The construction of the Eastern Railway line, which ran between Guildford and, eventually, Kalgoorlie passed directly through the district of Mundaring. The first section of this line was constructed in 1884 and small settlements began to spring up along this line. This line had some steep curves and gradients in places, which often led to trains leaving the tracks. To solve this problem, an additional line was built to the north of this original line. This new track, which was opened in 1896, also boasted the state's first railway tunnel. As with the southern track, settlements were also established along this route.

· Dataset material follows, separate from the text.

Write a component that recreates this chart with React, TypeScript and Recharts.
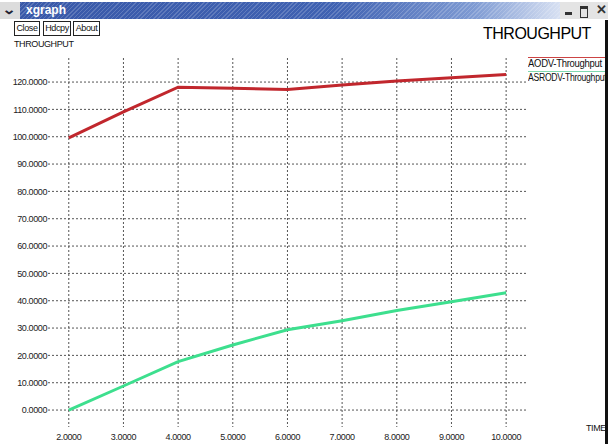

The district received an important boost when the Goldfields Water Supply Scheme was completed in 1903. The dam that was constructed across the Helena River, known today as Mundaring Weir, became the primary water supply to the dry eastern goldfields and later the eastern agricultural districts.
Image from MHHS collection, Mundaring Weir during construction circa 1900s
Bailup is located on Toodyay Road, north east of Noble Falls. The name first appears as 'Baylup' on government surveyor Philip Chauncy's survey plans in the 1840s. An Inn and a Police Station existed in the location between 1840 - 1870 and serviced travellers using the Toodyay Road. The suburb of Bailup was created during the 1990s. No photographs exist for Bailup in the Society's collection.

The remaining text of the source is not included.